Start of Data entries

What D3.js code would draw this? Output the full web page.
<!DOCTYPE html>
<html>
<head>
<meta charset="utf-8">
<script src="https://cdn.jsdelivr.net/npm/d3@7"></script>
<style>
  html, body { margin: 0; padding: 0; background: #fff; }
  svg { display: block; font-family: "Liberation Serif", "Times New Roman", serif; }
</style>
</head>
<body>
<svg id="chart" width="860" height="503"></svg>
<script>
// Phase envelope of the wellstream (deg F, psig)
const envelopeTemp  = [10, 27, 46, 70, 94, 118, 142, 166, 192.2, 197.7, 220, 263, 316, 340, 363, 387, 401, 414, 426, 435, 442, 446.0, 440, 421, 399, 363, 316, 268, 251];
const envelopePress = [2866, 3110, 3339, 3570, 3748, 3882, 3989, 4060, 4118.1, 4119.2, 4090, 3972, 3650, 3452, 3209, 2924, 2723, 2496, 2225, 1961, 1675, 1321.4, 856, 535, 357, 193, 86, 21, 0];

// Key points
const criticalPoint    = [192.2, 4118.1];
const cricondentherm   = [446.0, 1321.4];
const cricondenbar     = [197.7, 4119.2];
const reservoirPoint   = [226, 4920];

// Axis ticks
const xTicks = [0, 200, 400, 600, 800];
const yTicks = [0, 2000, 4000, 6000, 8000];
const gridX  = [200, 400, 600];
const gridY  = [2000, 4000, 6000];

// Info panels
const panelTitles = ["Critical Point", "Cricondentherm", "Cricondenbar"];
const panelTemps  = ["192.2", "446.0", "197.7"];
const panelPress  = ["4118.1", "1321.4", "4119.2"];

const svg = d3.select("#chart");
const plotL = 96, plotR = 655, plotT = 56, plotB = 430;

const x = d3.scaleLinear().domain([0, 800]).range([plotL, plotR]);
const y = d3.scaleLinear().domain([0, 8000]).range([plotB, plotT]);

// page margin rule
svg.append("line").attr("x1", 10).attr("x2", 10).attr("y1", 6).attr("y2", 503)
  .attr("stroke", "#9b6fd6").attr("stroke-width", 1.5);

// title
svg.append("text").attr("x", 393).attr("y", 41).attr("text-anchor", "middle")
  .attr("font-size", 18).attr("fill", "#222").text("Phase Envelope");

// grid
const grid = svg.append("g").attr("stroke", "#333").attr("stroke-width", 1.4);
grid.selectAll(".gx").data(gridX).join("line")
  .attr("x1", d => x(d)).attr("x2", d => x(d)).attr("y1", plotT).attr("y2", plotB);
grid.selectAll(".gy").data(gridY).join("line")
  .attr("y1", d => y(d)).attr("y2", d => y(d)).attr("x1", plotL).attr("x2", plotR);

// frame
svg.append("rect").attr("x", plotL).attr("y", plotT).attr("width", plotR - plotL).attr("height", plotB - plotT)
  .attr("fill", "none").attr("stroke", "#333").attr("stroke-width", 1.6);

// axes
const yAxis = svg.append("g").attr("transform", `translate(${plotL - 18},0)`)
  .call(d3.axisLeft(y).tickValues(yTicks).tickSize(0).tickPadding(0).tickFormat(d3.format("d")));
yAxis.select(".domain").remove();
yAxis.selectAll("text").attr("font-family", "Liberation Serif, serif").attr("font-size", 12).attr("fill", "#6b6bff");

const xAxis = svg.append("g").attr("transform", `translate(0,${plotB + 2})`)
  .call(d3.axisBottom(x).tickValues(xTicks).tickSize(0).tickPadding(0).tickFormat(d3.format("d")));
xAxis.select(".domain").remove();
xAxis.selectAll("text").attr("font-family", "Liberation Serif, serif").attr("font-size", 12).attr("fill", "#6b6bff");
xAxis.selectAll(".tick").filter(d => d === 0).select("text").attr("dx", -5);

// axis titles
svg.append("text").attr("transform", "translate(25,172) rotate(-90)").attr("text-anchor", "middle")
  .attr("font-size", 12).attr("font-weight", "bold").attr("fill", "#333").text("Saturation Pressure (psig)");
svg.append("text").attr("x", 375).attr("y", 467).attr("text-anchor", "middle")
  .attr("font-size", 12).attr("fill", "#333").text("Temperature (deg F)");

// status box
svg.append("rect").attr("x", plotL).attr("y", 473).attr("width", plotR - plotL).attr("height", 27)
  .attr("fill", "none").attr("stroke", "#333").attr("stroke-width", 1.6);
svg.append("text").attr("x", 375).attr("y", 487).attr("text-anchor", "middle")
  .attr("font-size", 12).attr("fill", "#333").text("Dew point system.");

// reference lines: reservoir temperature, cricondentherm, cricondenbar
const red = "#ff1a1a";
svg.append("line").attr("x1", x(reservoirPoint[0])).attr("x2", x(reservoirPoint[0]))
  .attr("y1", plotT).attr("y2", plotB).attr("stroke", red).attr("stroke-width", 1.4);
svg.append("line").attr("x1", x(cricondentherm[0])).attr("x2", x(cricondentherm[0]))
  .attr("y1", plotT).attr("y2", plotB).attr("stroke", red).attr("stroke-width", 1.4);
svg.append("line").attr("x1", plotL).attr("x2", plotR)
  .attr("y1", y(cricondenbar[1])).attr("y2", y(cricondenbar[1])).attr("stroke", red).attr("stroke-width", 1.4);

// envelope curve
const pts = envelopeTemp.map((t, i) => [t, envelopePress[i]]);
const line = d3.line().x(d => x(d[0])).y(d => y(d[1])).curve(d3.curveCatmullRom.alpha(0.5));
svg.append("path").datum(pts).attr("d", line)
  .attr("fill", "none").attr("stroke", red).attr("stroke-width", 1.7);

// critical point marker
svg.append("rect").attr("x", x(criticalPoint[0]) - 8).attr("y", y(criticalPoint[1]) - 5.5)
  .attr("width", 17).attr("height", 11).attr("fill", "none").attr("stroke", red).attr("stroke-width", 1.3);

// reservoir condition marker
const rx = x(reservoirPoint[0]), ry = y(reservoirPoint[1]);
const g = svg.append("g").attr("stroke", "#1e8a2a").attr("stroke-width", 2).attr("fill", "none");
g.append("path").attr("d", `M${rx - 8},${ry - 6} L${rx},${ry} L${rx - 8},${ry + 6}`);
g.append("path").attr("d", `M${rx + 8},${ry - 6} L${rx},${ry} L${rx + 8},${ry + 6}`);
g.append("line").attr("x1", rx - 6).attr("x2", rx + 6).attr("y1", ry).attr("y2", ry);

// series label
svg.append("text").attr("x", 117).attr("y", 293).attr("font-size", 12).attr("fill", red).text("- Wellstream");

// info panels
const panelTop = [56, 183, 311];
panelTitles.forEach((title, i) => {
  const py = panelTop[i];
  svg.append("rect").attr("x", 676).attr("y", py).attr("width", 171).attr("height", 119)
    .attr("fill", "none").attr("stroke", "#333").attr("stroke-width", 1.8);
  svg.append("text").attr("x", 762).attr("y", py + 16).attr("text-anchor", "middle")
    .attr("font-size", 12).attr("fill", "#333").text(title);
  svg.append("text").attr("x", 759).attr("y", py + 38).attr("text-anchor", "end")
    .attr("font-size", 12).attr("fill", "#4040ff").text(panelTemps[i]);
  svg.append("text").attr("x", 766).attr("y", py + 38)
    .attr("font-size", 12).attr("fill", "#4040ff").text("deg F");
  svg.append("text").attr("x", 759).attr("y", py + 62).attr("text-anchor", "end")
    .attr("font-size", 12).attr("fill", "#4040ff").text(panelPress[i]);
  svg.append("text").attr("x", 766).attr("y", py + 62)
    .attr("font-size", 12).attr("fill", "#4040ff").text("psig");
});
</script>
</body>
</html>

End of Data entries
Start of Data entries

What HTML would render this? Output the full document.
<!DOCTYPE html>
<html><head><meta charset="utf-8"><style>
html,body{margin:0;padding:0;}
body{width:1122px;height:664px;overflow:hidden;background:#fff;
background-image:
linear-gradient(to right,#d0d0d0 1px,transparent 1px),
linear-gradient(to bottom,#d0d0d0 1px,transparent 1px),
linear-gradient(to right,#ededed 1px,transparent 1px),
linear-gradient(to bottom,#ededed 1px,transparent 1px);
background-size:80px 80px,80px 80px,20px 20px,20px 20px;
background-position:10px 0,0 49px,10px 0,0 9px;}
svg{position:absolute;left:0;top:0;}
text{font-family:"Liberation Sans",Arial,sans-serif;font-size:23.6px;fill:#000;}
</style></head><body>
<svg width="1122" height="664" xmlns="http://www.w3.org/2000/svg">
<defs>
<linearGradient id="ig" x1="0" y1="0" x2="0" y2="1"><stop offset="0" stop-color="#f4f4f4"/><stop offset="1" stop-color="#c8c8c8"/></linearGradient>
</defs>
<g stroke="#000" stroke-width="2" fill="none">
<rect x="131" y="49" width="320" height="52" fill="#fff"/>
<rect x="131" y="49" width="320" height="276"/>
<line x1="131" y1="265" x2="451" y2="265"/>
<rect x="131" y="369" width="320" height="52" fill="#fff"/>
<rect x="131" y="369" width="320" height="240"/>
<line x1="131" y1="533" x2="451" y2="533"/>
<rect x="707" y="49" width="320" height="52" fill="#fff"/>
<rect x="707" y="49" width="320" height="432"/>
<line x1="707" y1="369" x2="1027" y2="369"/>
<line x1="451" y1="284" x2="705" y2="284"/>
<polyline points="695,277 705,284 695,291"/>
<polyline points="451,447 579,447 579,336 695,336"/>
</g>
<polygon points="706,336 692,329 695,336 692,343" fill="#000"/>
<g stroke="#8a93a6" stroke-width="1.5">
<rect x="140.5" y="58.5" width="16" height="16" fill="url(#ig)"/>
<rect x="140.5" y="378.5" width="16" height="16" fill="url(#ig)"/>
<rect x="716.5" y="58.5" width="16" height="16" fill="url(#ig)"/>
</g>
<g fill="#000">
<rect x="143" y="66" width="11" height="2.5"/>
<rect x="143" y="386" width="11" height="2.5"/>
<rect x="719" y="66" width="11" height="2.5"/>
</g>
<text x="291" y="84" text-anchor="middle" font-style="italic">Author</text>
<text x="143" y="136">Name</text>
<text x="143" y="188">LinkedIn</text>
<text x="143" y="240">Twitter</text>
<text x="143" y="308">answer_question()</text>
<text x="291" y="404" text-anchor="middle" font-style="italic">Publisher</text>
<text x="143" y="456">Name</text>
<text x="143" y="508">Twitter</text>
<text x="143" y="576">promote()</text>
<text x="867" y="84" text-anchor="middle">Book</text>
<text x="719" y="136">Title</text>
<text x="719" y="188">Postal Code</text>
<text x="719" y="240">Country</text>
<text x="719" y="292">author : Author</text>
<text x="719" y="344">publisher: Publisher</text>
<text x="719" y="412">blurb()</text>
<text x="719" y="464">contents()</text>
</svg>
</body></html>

End of Data entries
Start of Data entries

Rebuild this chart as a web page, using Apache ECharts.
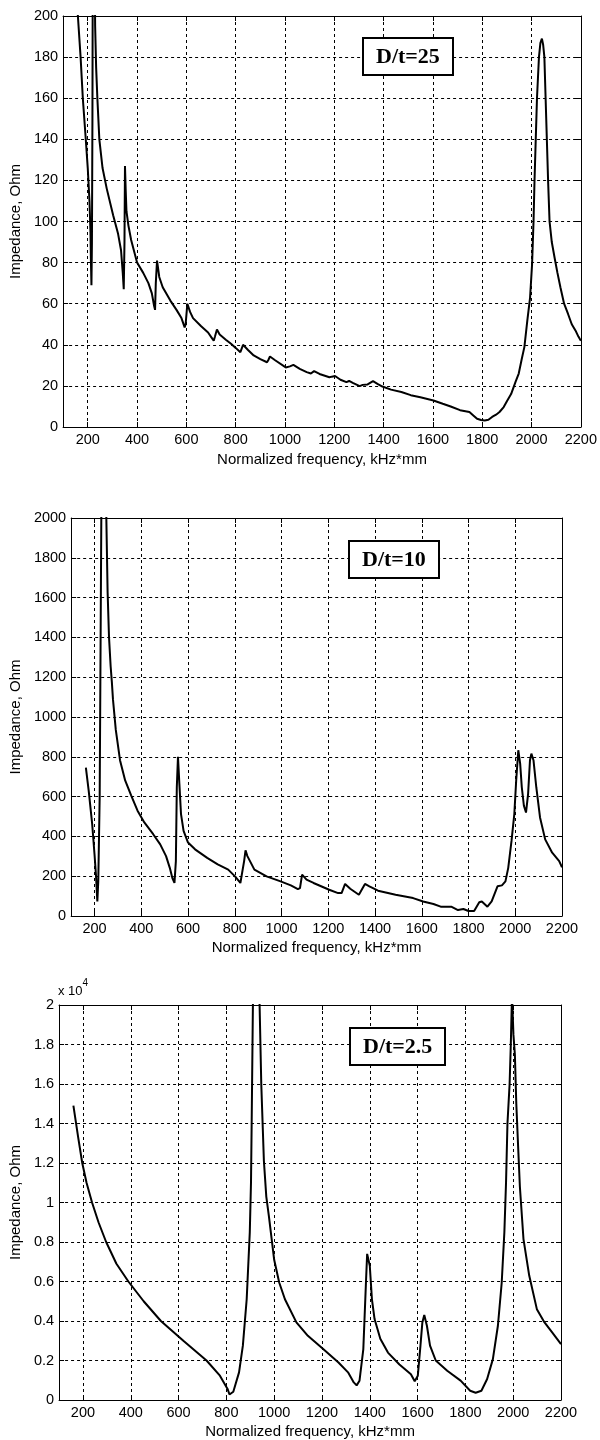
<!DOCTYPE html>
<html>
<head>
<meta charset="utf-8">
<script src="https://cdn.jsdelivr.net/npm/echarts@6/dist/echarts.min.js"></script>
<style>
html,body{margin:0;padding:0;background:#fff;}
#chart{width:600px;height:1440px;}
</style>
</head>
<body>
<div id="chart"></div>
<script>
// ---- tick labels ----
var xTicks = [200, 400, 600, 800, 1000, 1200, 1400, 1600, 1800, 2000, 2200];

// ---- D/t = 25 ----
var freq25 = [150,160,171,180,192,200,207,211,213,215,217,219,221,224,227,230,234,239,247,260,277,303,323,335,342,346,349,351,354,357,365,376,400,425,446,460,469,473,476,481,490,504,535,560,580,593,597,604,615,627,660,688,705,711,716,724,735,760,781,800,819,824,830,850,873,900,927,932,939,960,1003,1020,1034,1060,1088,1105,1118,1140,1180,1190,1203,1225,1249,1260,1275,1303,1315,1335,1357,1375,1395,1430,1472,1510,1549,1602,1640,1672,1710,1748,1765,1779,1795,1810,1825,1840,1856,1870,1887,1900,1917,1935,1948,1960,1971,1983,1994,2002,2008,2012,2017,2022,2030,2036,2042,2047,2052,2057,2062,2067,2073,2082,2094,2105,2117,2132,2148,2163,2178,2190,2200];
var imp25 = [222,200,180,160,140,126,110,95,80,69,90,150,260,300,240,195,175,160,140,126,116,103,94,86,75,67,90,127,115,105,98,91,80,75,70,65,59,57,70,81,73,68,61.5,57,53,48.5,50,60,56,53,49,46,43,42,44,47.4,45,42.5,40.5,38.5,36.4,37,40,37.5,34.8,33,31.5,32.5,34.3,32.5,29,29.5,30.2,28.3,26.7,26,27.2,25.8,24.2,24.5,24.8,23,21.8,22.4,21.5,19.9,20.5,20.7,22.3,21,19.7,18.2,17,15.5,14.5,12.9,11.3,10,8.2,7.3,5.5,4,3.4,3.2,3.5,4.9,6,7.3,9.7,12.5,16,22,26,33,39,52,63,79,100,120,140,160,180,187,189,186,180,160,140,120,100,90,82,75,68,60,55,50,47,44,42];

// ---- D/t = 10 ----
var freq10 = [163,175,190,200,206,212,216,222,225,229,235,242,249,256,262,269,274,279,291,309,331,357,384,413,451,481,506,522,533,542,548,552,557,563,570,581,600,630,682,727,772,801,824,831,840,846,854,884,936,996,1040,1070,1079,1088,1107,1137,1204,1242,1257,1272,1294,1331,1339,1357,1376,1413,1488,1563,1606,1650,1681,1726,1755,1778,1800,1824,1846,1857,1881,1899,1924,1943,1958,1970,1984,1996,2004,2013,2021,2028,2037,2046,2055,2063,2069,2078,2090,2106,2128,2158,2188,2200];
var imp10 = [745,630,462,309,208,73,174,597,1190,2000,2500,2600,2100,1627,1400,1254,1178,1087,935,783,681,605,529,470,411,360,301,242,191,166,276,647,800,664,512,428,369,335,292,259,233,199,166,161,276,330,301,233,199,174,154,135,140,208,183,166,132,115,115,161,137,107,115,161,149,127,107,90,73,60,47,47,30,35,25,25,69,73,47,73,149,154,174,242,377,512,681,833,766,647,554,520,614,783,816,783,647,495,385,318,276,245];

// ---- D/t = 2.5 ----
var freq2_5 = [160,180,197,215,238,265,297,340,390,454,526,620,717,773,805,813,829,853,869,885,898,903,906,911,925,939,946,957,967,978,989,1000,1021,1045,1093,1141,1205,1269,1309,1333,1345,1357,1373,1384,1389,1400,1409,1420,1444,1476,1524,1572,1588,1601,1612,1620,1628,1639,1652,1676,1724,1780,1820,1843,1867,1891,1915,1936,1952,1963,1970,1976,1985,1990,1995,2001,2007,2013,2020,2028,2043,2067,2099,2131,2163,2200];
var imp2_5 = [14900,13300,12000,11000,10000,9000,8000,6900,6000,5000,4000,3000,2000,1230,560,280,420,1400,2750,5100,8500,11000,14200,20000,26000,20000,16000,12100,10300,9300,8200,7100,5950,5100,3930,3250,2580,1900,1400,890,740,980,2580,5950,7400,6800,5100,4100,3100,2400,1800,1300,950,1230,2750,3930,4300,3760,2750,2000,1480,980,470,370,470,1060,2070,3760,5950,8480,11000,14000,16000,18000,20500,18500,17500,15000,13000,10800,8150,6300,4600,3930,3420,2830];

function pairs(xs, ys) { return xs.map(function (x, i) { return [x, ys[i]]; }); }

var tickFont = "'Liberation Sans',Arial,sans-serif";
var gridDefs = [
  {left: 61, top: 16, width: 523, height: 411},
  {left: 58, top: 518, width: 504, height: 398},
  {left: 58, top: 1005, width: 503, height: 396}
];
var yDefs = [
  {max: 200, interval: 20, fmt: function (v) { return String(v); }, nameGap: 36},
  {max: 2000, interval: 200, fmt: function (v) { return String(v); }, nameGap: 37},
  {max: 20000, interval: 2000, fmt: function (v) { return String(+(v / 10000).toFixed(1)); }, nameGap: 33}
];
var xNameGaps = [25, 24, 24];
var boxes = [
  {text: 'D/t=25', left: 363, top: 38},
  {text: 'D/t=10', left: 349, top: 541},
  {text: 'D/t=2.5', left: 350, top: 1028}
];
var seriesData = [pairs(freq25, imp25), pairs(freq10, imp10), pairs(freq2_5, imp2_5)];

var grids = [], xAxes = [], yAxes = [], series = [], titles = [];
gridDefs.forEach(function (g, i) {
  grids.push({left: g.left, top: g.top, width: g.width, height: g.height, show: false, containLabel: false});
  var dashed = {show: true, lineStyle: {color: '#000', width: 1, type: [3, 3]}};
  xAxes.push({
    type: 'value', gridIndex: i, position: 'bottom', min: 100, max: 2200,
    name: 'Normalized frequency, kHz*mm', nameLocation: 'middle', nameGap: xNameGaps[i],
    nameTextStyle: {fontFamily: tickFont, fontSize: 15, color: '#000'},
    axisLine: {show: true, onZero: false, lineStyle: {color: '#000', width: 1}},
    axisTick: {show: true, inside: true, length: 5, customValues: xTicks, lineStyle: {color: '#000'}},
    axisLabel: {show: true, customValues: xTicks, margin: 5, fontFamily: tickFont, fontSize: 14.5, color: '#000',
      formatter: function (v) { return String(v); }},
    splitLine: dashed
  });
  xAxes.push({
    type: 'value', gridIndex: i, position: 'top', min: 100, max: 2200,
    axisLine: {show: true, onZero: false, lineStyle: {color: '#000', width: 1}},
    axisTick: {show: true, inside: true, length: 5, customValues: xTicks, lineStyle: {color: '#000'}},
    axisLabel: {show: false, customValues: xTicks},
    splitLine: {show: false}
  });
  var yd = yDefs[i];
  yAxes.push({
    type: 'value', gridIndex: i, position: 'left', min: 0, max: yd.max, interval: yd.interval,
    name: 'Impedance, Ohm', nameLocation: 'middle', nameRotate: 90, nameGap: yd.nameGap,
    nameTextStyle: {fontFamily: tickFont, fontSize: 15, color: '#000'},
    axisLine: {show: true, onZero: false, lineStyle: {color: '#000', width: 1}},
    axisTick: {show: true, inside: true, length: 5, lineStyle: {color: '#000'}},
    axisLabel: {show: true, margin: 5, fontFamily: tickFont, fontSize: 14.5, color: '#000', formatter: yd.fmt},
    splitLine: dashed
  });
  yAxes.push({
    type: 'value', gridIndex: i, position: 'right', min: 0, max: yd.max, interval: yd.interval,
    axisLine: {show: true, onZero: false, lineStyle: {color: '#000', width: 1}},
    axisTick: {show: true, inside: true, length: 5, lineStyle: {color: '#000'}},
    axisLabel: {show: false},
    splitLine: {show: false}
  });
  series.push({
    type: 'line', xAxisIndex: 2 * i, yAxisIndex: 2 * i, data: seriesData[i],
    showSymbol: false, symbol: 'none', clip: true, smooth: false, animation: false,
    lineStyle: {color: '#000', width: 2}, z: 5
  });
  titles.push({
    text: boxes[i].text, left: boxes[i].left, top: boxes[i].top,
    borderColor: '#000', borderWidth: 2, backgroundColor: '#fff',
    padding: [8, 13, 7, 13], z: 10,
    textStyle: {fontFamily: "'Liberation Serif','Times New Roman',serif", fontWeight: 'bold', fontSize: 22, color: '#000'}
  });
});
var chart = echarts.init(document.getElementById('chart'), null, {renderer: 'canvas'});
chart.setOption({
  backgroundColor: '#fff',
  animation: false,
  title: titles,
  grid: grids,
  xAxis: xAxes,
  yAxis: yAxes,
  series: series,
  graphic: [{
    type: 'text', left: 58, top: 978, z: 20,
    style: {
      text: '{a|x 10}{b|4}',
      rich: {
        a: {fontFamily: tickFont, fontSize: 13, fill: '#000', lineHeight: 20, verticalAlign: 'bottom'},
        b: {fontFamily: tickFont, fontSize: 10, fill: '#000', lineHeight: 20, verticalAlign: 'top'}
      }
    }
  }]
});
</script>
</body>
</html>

End of Data entries

> **Task description**
Go back to the lines above and output, exactly as they stand, the ones from the line containing "Rebuild this chart" to the line containing "1800, 2000, 2200];". Leave all pictures behind.

> **Answer in full**
Rebuild this chart as a web page, using Apache ECharts.
<!DOCTYPE html>
<html>
<head>
<meta charset="utf-8">
<script src="https://cdn.jsdelivr.net/npm/echarts@6/dist/echarts.min.js"></script>
<style>
html,body{margin:0;padding:0;background:#fff;}
#chart{width:600px;height:1440px;}
</style>
</head>
<body>
<div id="chart"></div>
<script>
// ---- tick labels ----
var xTicks = [200, 400, 600, 800, 1000, 1200, 1400, 1600, 1800, 2000, 2200];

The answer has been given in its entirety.